Your answer should be a single number: the count of lines that include "this".

Start DATASET RECORDS

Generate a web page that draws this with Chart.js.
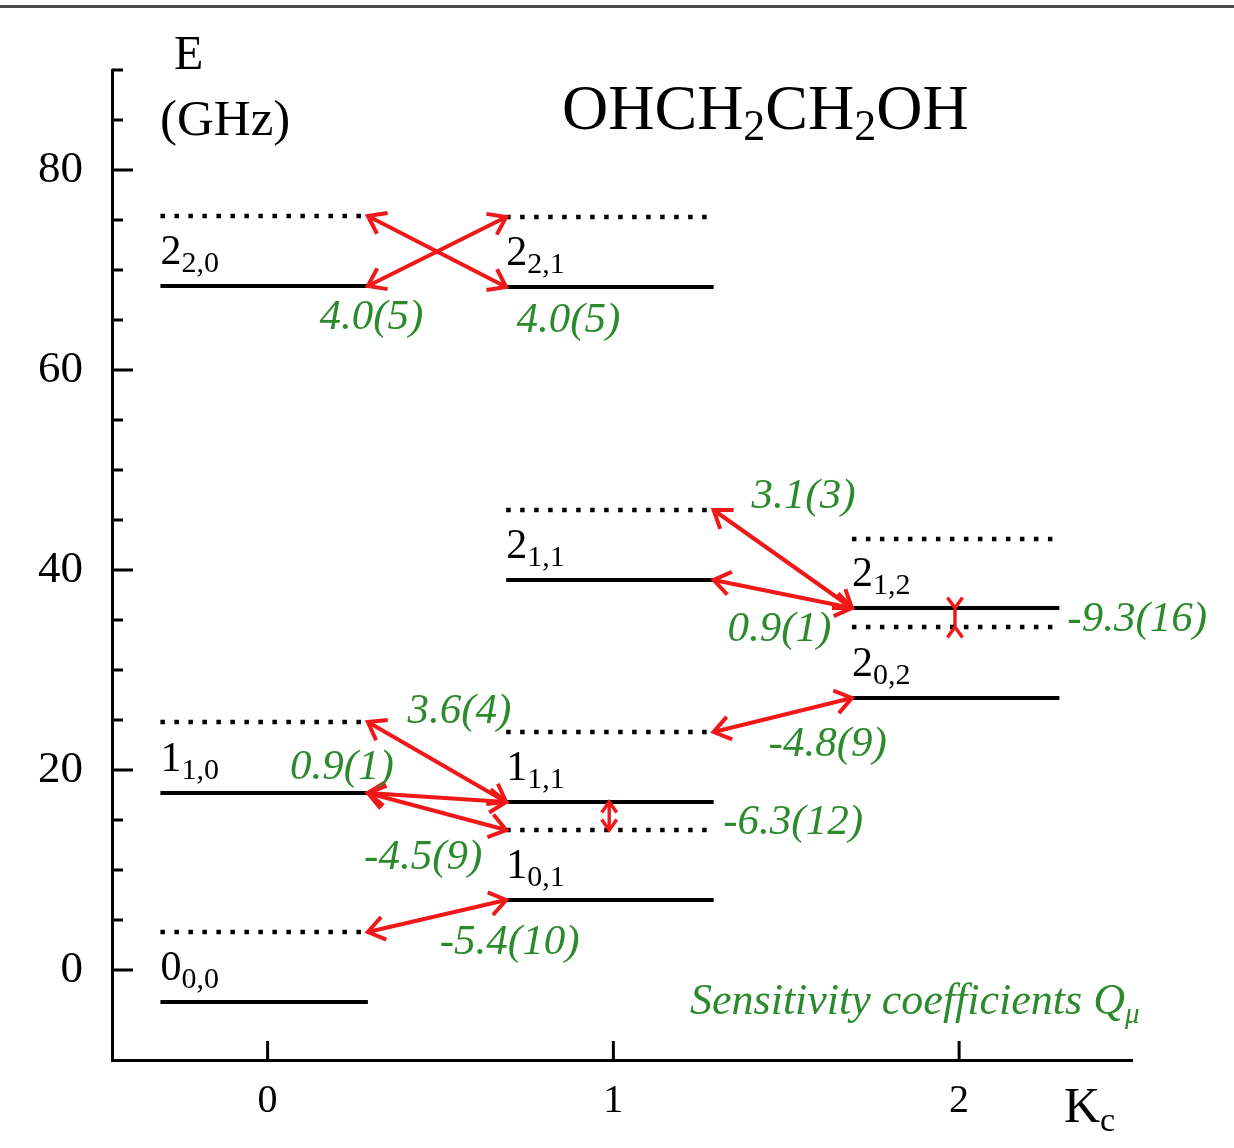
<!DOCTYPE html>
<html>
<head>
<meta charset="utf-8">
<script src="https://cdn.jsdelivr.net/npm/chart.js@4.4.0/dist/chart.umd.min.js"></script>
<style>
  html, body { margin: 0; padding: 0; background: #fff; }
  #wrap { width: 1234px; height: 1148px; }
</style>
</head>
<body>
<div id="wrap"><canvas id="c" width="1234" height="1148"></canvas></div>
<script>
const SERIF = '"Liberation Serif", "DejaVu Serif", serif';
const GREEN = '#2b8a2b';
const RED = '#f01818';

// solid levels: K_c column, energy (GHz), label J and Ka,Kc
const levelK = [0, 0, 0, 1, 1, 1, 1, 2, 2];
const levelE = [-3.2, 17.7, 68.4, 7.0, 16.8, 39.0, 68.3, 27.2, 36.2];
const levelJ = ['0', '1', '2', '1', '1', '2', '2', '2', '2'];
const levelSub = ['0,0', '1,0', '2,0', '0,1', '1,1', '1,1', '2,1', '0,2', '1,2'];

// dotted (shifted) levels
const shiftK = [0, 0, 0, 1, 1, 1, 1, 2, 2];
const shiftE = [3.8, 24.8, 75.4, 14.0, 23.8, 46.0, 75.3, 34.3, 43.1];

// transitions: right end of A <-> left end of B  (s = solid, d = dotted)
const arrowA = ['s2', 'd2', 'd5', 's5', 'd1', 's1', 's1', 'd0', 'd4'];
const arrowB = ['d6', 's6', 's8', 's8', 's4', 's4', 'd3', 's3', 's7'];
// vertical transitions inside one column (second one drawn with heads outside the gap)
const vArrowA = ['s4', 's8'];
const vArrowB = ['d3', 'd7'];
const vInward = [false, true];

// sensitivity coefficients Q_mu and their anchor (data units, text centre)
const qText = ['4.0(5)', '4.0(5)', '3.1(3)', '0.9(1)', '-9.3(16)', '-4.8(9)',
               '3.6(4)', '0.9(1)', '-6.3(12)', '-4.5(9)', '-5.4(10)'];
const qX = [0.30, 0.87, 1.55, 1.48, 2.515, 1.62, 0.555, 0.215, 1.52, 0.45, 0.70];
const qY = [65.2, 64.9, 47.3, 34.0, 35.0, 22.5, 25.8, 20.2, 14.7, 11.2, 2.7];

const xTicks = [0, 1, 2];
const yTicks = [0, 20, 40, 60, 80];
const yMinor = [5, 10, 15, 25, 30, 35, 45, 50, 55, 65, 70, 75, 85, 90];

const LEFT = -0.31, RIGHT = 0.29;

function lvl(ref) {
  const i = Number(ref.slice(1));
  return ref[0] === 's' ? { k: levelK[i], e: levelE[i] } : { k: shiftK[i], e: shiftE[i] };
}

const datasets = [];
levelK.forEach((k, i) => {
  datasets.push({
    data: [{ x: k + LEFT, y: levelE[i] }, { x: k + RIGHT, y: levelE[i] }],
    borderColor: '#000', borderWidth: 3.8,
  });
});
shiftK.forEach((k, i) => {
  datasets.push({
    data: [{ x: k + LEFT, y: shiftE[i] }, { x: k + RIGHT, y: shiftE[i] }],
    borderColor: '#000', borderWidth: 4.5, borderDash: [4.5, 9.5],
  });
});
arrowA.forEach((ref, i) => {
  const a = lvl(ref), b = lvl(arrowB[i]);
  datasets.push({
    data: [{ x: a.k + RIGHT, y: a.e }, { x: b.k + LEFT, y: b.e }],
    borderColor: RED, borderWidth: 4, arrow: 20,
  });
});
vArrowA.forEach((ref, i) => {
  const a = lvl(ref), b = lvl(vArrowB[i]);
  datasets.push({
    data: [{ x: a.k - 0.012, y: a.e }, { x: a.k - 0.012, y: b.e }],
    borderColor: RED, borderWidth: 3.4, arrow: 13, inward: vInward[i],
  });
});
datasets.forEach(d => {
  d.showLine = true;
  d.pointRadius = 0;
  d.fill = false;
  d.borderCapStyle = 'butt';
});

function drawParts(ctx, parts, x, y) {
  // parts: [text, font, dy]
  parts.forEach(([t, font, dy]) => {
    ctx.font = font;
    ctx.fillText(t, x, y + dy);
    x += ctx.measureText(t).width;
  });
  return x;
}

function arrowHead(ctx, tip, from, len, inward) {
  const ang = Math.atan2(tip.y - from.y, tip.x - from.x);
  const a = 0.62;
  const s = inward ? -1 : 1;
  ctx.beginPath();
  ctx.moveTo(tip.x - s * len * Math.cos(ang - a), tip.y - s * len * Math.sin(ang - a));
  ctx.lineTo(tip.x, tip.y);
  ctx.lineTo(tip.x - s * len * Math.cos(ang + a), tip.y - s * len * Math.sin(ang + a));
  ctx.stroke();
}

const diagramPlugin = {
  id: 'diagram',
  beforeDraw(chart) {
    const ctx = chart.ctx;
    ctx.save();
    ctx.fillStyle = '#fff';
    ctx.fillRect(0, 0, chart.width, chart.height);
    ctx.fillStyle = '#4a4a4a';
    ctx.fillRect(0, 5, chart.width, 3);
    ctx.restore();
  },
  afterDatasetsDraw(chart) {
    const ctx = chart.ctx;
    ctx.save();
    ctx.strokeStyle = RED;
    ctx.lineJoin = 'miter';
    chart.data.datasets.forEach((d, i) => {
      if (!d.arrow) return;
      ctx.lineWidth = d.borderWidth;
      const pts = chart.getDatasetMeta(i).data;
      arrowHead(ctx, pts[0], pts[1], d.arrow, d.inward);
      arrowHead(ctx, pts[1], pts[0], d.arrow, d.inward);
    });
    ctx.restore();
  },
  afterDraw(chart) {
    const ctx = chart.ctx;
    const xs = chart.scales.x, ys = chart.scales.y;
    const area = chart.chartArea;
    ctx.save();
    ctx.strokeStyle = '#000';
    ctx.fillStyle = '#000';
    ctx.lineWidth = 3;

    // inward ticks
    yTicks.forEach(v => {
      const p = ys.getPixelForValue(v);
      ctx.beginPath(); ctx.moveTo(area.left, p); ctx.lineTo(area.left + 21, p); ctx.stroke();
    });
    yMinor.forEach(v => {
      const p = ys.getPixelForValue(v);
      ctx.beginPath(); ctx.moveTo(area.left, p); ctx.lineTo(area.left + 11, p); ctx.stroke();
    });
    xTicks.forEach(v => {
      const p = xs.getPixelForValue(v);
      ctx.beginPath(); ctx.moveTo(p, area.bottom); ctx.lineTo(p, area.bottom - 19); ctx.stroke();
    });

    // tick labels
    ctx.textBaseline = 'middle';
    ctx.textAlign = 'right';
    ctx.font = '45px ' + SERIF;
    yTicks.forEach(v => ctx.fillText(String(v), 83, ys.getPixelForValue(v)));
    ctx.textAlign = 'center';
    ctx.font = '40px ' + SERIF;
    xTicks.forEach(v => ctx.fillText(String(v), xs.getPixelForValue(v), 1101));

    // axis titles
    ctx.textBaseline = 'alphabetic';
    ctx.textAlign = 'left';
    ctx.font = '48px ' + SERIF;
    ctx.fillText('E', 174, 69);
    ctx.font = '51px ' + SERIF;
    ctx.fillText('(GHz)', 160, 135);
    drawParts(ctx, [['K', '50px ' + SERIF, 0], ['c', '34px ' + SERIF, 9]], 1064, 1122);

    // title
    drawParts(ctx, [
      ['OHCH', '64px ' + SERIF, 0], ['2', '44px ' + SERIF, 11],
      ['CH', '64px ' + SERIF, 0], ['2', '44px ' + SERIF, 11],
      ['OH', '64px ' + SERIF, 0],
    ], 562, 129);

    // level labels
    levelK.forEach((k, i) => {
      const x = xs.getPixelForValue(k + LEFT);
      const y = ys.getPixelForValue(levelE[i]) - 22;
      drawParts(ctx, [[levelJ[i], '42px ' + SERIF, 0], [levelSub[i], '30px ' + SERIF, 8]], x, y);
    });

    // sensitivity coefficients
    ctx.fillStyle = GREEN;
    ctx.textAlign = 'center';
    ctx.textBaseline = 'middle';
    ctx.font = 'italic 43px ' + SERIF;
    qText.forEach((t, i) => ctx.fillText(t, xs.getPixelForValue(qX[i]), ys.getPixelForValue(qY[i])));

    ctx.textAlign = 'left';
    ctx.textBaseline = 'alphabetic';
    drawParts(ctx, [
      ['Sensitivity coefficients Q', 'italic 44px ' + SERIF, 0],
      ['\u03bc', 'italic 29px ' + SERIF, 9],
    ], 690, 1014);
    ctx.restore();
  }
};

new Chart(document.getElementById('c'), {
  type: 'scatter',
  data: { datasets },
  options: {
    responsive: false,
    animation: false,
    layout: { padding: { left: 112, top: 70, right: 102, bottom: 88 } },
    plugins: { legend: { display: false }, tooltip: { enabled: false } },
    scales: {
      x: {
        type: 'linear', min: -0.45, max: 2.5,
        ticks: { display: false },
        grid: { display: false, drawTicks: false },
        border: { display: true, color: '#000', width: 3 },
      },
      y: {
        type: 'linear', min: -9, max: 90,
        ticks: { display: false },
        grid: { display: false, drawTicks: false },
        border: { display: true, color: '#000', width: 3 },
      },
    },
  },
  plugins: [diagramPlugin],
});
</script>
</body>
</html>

End DATASET RECORDS
Start DATASET RECORDS

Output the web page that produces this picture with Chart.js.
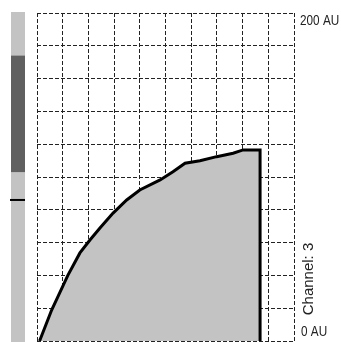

End DATASET RECORDS

**THE RESPONSE**. 2